§ **Your task**
Quote, verbatim, all material below, without pictures.

-------- Available data --------

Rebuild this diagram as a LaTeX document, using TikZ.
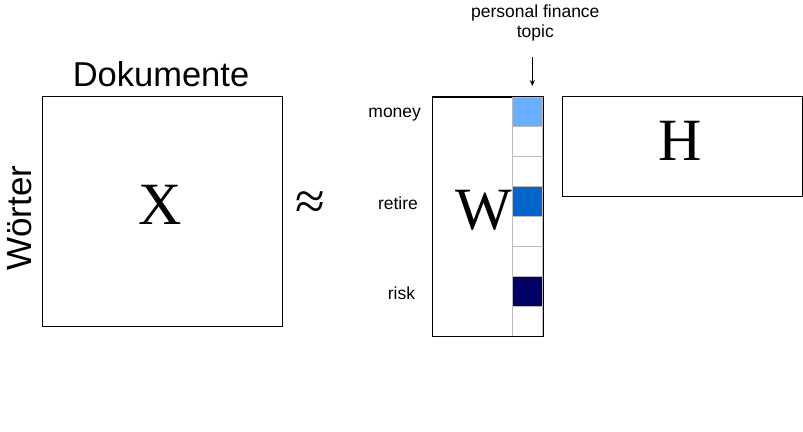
\documentclass[tikz,border=0pt]{standalone}
\usepackage{fontspec}
\setmainfont{Liberation Sans}
\newfontfamily\seriffont{Liberation Serif}
\usetikzlibrary{arrows.meta}
\definecolor{lightblue}{HTML}{66B0FF}
\definecolor{midblue}{HTML}{0066CC}
\definecolor{navyblue}{HTML}{000066}
\definecolor{cellgray}{HTML}{BBBBBB}
\tikzset{
  matbox/.style={draw=black, line width=1pt, inner sep=0pt, anchor=north west},
  bigletter/.style={font=\seriffont\fontsize{60}{60}\selectfont, inner sep=0pt},
  wordlabel/.style={font=\fontsize{17.5}{20}\selectfont, inner sep=0pt},
  cellbox/.style={draw=cellgray, line width=0.8pt, minimum width=30pt, minimum height=29.9pt, inner sep=0pt, anchor=north west},
}
\begin{document}
\begin{tikzpicture}[x=1pt,y=-1pt]
\useasboundingbox (0,0) rectangle (803,431);
% X matrix
\node[matbox, minimum width=240pt, minimum height=230pt] (Xbox) at (42,96) {};
\node[bigletter] (Xl) at (160,205) {X};
\node[font=\fontsize{34.5}{34.5}\selectfont, anchor=base, inner sep=0pt] (dok) at (161,86) {Dokumente};
\node[font=\fontsize{35}{35}\selectfont, rotate=90, inner sep=0pt] (woe) at (20,218) {Wörter};
% approx
\node[font=\seriffont\fontsize{54}{54}\selectfont, inner sep=0pt] (approx) at (310,206) {≈};
% W matrix
\node[matbox, minimum width=110pt, minimum height=239pt] (Wbox) at (432,96.5) {};
\node[bigletter] (Wl) at (484,210) {W};
\foreach \i/\c in {1/lightblue,2/white,3/white,4/midblue,5/white,6/white,7/navyblue,8/white}{
  \node[cellbox, fill=\c] (cell\i) at (512.3,{96.5+(\i-1)*29.9}) {};
}
\draw[line width=1pt] (Wbox.north west) rectangle (Wbox.south east);
% word labels
\node[wordlabel] (money) at (394.7,115) {money};
\node[wordlabel] (retire) at (398,203) {retire};
\node[wordlabel] (risk) at (401.5,293) {risk};
% topic label
\node[wordlabel, align=center] (topic) at (535.3,23) {personal finance\\topic};
\coordinate (arrS) at (532.3,56.5);
\coordinate (arrE) at (532.3,86);
\draw[line width=0.9pt, -{Stealth[length=6pt,width=5pt]}] (arrS) -- (arrE);
% H matrix
\node[matbox, minimum width=240pt, minimum height=100pt] (Hbox) at (562.3,96.2) {};
\node[bigletter] (Hl) at (680,141) {H};
\end{tikzpicture}
\end{document}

--------

§ **Written response**
Rebuild this diagram as a LaTeX document, using TikZ.
\documentclass[tikz,border=0pt]{standalone}
\usepackage{fontspec}
\setmainfont{Liberation Sans}
\newfontfamily\seriffont{Liberation Serif}
\usetikzlibrary{arrows.meta}
\definecolor{lightblue}{HTML}{66B0FF}
\definecolor{midblue}{HTML}{0066CC}
\definecolor{navyblue}{HTML}{000066}
\definecolor{cellgray}{HTML}{BBBBBB}
\tikzset{
  matbox/.style={draw=black, line width=1pt, inner sep=0pt, anchor=north west},
  bigletter/.style={font=\seriffont\fontsize{60}{60}\selectfont, inner sep=0pt},
  wordlabel/.style={font=\fontsize{17.5}{20}\selectfont, inner sep=0pt},
  cellbox/.style={draw=cellgray, line width=0.8pt, minimum width=30pt, minimum height=29.9pt, inner sep=0pt, anchor=north west},
}
\begin{document}
\begin{tikzpicture}[x=1pt,y=-1pt]
\useasboundingbox (0,0) rectangle (803,431);
% X matrix
\node[matbox, minimum width=240pt, minimum height=230pt] (Xbox) at (42,96) {};
\node[bigletter] (Xl) at (160,205) {X};
\node[font=\fontsize{34.5}{34.5}\selectfont, anchor=base, inner sep=0pt] (dok) at (161,86) {Dokumente};
\node[font=\fontsize{35}{35}\selectfont, rotate=90, inner sep=0pt] (woe) at (20,218) {Wörter};
% approx
\node[font=\seriffont\fontsize{54}{54}\selectfont, inner sep=0pt] (approx) at (310,206) {≈};
% W matrix
\node[matbox, minimum width=110pt, minimum height=239pt] (Wbox) at (432,96.5) {};
\node[bigletter] (Wl) at (484,210) {W};
\foreach \i/\c in {1/lightblue,2/white,3/white,4/midblue,5/white,6/white,7/navyblue,8/white}{
  \node[cellbox, fill=\c] (cell\i) at (512.3,{96.5+(\i-1)*29.9}) {};
}
\draw[line width=1pt] (Wbox.north west) rectangle (Wbox.south east);
% word labels
\node[wordlabel] (money) at (394.7,115) {money};
\node[wordlabel] (retire) at (398,203) {retire};
\node[wordlabel] (risk) at (401.5,293) {risk};
% topic label
\node[wordlabel, align=center] (topic) at (535.3,23) {personal finance\\topic};
\coordinate (arrS) at (532.3,56.5);
\coordinate (arrE) at (532.3,86);
\draw[line width=0.9pt, -{Stealth[length=6pt,width=5pt]}] (arrS) -- (arrE);
% H matrix
\node[matbox, minimum width=240pt, minimum height=100pt] (Hbox) at (562.3,96.2) {};
\node[bigletter] (Hl) at (680,141) {H};
\end{tikzpicture}
\end{document}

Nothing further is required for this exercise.